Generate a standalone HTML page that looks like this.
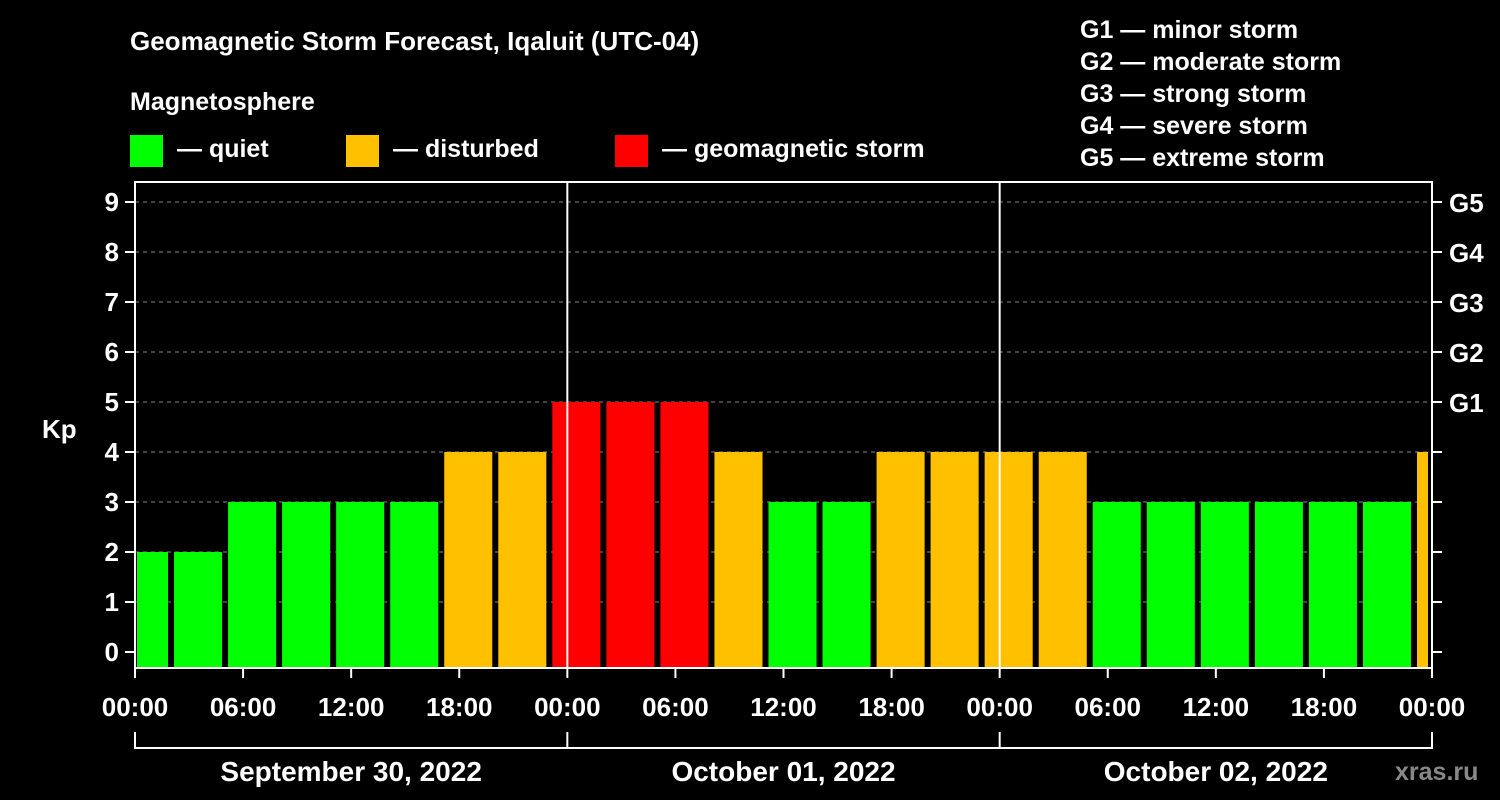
<!DOCTYPE html>
<html><head><meta charset="utf-8"><style>
html,body{margin:0;padding:0;background:#000;width:1500px;height:800px;overflow:hidden}
svg text{font-family:"Liberation Sans",sans-serif;font-weight:bold;fill:#fff}
</style></head><body>
<svg id="c" width="1500" height="800" viewBox="0 0 1500 800" xmlns="http://www.w3.org/2000/svg">
<rect width="1500" height="800" fill="#000"/>
<text x="130" y="50" font-size="26">Geomagnetic Storm Forecast, Iqaluit (UTC-04)</text>
<text x="130" y="110" font-size="25">Magnetosphere</text>
<rect x="130" y="135" width="33" height="32" fill="#00ff00"/>
<text x="177" y="157" font-size="25">— quiet</text>
<rect x="346" y="135" width="33" height="32" fill="#ffc000"/>
<text x="393" y="157" font-size="25">— disturbed</text>
<rect x="615" y="135" width="33" height="32" fill="#ff0000"/>
<text x="662" y="157" font-size="25">— geomagnetic storm</text>
<g font-size="25">
<text x="1080" y="38">G1 — minor storm</text>
<text x="1080" y="70">G2 — moderate storm</text>
<text x="1080" y="102">G3 — strong storm</text>
<text x="1080" y="134">G4 — severe storm</text>
<text x="1080" y="166">G5 — extreme storm</text>
</g>
<text x="42" y="438" font-size="26">Kp</text>
<text x="1395" y="780" font-size="25" fill="#888" style="fill:#888">xras.ru</text>
<g id="grid"></g><g id="bars"></g><g id="axes"></g>
</svg>
<script>
const kpValues=[2,2,3,3,3,3,4,4,5,5,5,4,3,3,4,4,4,4,3,3,3,3,3,3,4];
const startHours=[-1,2,5,8,11,14,17,20,23,26,29,32,35,38,41,44,47,50,53,56,59,62,65,68,71];
const yTicks=[0,1,2,3,4,5,6,7,8,9];
const gLabels=["G1","G2","G3","G4","G5"];
const timeLabels=["00:00","06:00","12:00","18:00","00:00","06:00","12:00","18:00","00:00","06:00","12:00","18:00","00:00"];
const dayLabels=["September 30, 2022","October 01, 2022","October 02, 2022"];
const NS="http://www.w3.org/2000/svg";
const X0=135,X1=1432,TOP=182,BOT=668;
const x=h=>X0+h*(X1-X0)/72;
const y=k=>652-50*k;
function el(t,a,p){const e=document.createElementNS(NS,t);for(const k in a)e.setAttribute(k,a[k]);p.appendChild(e);return e;}
const grid=document.getElementById('grid'),bars=document.getElementById('bars'),axes=document.getElementById('axes');
yTicks.forEach(k=>{if(k>0){const l=el('line',{x1:X0,x2:X1,y1:y(k),y2:y(k),stroke:'#888','stroke-dasharray':'4,4','stroke-width':1},grid);

}
const t=el('line',{x1:X0-10,x2:X0,y1:y(k),y2:y(k),stroke:'#fff','stroke-width':2},axes);


const t2=el('line',{x1:X1,x2:X1+10,y1:y(k),y2:y(k),stroke:'#fff','stroke-width':2},axes);


const lb=el('text',{x:X0-16,y:y(k)+9,'font-size':26,'text-anchor':'end'},axes);lb.textContent=k;

});
gLabels.forEach((g,i)=>{const t=el('text',{x:1449,y:y(i+5)+10,'font-size':26},axes);t.textContent=g;

});
kpValues.forEach((k,i)=>{const s=Math.max(x(startHours[i])+3,X0+2),e=Math.min(x(startHours[i]+3)-3,X1-4);
const c=k>=5?'#ff0000':k>=4?'#ffc000':'#00ff00';
const r=el('rect',{x:s,y:y(k),width:e-s,height:BOT-y(k),fill:c},bars);

});
[24,48].forEach(h=>{const l=el('line',{x1:x(h),x2:x(h),y1:TOP,y2:BOT,stroke:'#fff','stroke-width':2},axes);

});
const fr=el('rect',{x:X0,y:TOP,width:X1-X0,height:BOT-TOP,fill:'none',stroke:'#fff','stroke-width':2},axes);


timeLabels.forEach((s,i)=>{const h=i*6;
const t=el('line',{x1:x(h),x2:x(h),y1:BOT,y2:BOT+10,stroke:'#fff','stroke-width':2},axes);


const lb=el('text',{x:x(h),y:716,'font-size':26,'text-anchor':'middle'},axes);lb.textContent=s;

});
const br=el('line',{x1:X0,x2:X1,y1:748,y2:748,stroke:'#fff','stroke-width':2},axes);


[0,24,48,72].forEach(h=>{const v=el('line',{x1:x(h),x2:x(h),y1:732,y2:749,stroke:'#fff','stroke-width':2},axes);

});
dayLabels.forEach((d,i)=>{const t=el('text',{x:x(i*24+12),y:781,'font-size':28,'text-anchor':'middle'},axes);t.textContent=d;

});
</script>
</body></html>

══════════════════════════════

Given request: Copy the listing word for word, excluding its pictures.

Result of this exercise:
Generate a standalone HTML page that looks like this.
<!DOCTYPE html>
<html><head><meta charset="utf-8"><style>
html,body{margin:0;padding:0;background:#000;width:1500px;height:800px;overflow:hidden}
svg text{font-family:"Liberation Sans",sans-serif;font-weight:bold;fill:#fff}
</style></head><body>
<svg id="c" width="1500" height="800" viewBox="0 0 1500 800" xmlns="http://www.w3.org/2000/svg">
<rect width="1500" height="800" fill="#000"/>
<text x="130" y="50" font-size="26">Geomagnetic Storm Forecast, Iqaluit (UTC-04)</text>
<text x="130" y="110" font-size="25">Magnetosphere</text>
<rect x="130" y="135" width="33" height="32" fill="#00ff00"/>
<text x="177" y="157" font-size="25">— quiet</text>
<rect x="346" y="135" width="33" height="32" fill="#ffc000"/>
<text x="393" y="157" font-size="25">— disturbed</text>
<rect x="615" y="135" width="33" height="32" fill="#ff0000"/>
<text x="662" y="157" font-size="25">— geomagnetic storm</text>
<g font-size="25">
<text x="1080" y="38">G1 — minor storm</text>
<text x="1080" y="70">G2 — moderate storm</text>
<text x="1080" y="102">G3 — strong storm</text>
<text x="1080" y="134">G4 — severe storm</text>
<text x="1080" y="166">G5 — extreme storm</text>
</g>
<text x="42" y="438" font-size="26">Kp</text>
<text x="1395" y="780" font-size="25" fill="#888" style="fill:#888">xras.ru</text>
<g id="grid"></g><g id="bars"></g><g id="axes"></g>
</svg>
<script>
const kpValues=[2,2,3,3,3,3,4,4,5,5,5,4,3,3,4,4,4,4,3,3,3,3,3,3,4];
const startHours=[-1,2,5,8,11,14,17,20,23,26,29,32,35,38,41,44,47,50,53,56,59,62,65,68,71];
const yTicks=[0,1,2,3,4,5,6,7,8,9];
const gLabels=["G1","G2","G3","G4","G5"];
const timeLabels=["00:00","06:00","12:00","18:00","00:00","06:00","12:00","18:00","00:00","06:00","12:00","18:00","00:00"];
const dayLabels=["September 30, 2022","October 01, 2022","October 02, 2022"];
const NS="http://www.w3.org/2000/svg";
const X0=135,X1=1432,TOP=182,BOT=668;
const x=h=>X0+h*(X1-X0)/72;
const y=k=>652-50*k;
function el(t,a,p){const e=document.createElementNS(NS,t);for(const k in a)e.setAttribute(k,a[k]);p.appendChild(e);return e;}
const grid=document.getElementById('grid'),bars=document.getElementById('bars'),axes=document.getElementById('axes');
yTicks.forEach(k=>{if(k>0){const l=el('line',{x1:X0,x2:X1,y1:y(k),y2:y(k),stroke:'#888','stroke-dasharray':'4,4','stroke-width':1},grid);

}
const t=el('line',{x1:X0-10,x2:X0,y1:y(k),y2:y(k),stroke:'#fff','stroke-width':2},axes);


const t2=el('line',{x1:X1,x2:X1+10,y1:y(k),y2:y(k),stroke:'#fff','stroke-width':2},axes);


const lb=el('text',{x:X0-16,y:y(k)+9,'font-size':26,'text-anchor':'end'},axes);lb.textContent=k;

});
gLabels.forEach((g,i)=>{const t=el('text',{x:1449,y:y(i+5)+10,'font-size':26},axes);t.textContent=g;

});
kpValues.forEach((k,i)=>{const s=Math.max(x(startHours[i])+3,X0+2),e=Math.min(x(startHours[i]+3)-3,X1-4);
const c=k>=5?'#ff0000':k>=4?'#ffc000':'#00ff00';
const r=el('rect',{x:s,y:y(k),width:e-s,height:BOT-y(k),fill:c},bars);

});
[24,48].forEach(h=>{const l=el('line',{x1:x(h),x2:x(h),y1:TOP,y2:BOT,stroke:'#fff','stroke-width':2},axes);

});
const fr=el('rect',{x:X0,y:TOP,width:X1-X0,height:BOT-TOP,fill:'none',stroke:'#fff','stroke-width':2},axes);


timeLabels.forEach((s,i)=>{const h=i*6;
const t=el('line',{x1:x(h),x2:x(h),y1:BOT,y2:BOT+10,stroke:'#fff','stroke-width':2},axes);


const lb=el('text',{x:x(h),y:716,'font-size':26,'text-anchor':'middle'},axes);lb.textContent=s;

});
const br=el('line',{x1:X0,x2:X1,y1:748,y2:748,stroke:'#fff','stroke-width':2},axes);


[0,24,48,72].forEach(h=>{const v=el('line',{x1:x(h),x2:x(h),y1:732,y2:749,stroke:'#fff','stroke-width':2},axes);

});
dayLabels.forEach((d,i)=>{const t=el('text',{x:x(i*24+12),y:781,'font-size':28,'text-anchor':'middle'},axes);t.textContent=d;

});
</script>
</body></html>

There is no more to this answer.